Ron Terada: Being There surveys work throughout Terada’s career, including recent works such as Who I Think I Am, Jack, and Soundtrack for an Exhibition, which incorporate photography, painting, and video. A common theme in Terada's work is the re-creation of signage. When put in a museum setting, these signs appear abrupt and enigmatic, manipulating what should be symbols of authority. In the early part of his career, Terada created his Ad Paintings, made from Artforum advertisements. At first glance these may appear straightforward, but are meant to examine the relationship between the artist and the institutions that showcase the art. By re-creating these text pieces, Terada allows the viewer to play with the words, thereby creating different and imaginative meanings.

Works such as Entering City of Vancouver, Big Star, and Untitled (Jeopardy Painting: Organisms) incorporate aluminum signs and neon lights, and are inspired by a combination of pop culture and everyday objects. Terada's neon sign Stay Away from Lonely Places, plays with neon's association with commercial advertising, but the ambiguous phrase, taken from a Willie Nelson song title, makes this isolated sign seem even more cryptic.

Big Star and Soundtrack for an Exhibition relate to music. Big Star is a neon sign that refers to the influential 1970s rock band of the same name. Soundtrack for an Exhibition is a video installation in which the image depicts the playing of its own musical soundtrack on a vintage record player. Terada’s subtle sensibility and humor are at play in both, exploring with fine line between aspiration and failure.

The Jack paintings are Terada’s most recent and emotional work, centered on the dramatic and tragic life of Canadian-born artist, Jack Goldstein (1945-2003). Jack is a series of black canvases with white lettering, reproducing text from Goldstein’s memoir, Jack Goldstein and the CalArts Mafia.

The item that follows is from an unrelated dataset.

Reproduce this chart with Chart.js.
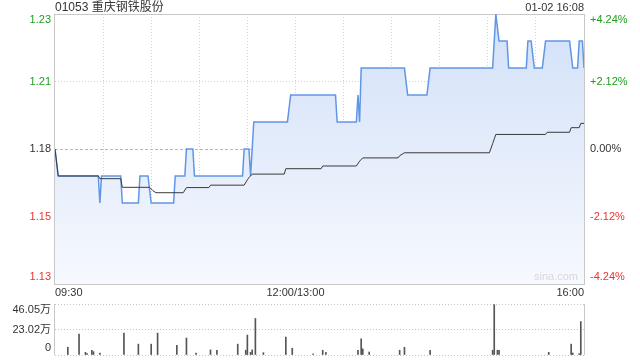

A prominent postconceptual artist, Goldstein committed suicide in 2003, leaving his memoir to tell the tale of his early success as an artist, his relationships in the art world, and his eventual downward spiral to drug addiction and poverty. With Jack, Terada returns to language-based painting to pay homage to the late artist. In the photograph Who I Think I Am (2010), an image of Terada’s finger points at a photo of Goldstein and his dog, also named Jack.

Terada received his Fine Arts degree from Emily Carr College of Art and Design in Vancouver in 1991, and went on to hold a faculty position there from 1998-2007. Terada received the VIVA award from the Jack and Doris Shadbolt Foundation for the Visual Arts in 2004 and the Victor Martyn Lynch-Staunton Award, Canada Council for the Arts in 2006. He also received a public commission for the Vancouver 2010 Olympic Games.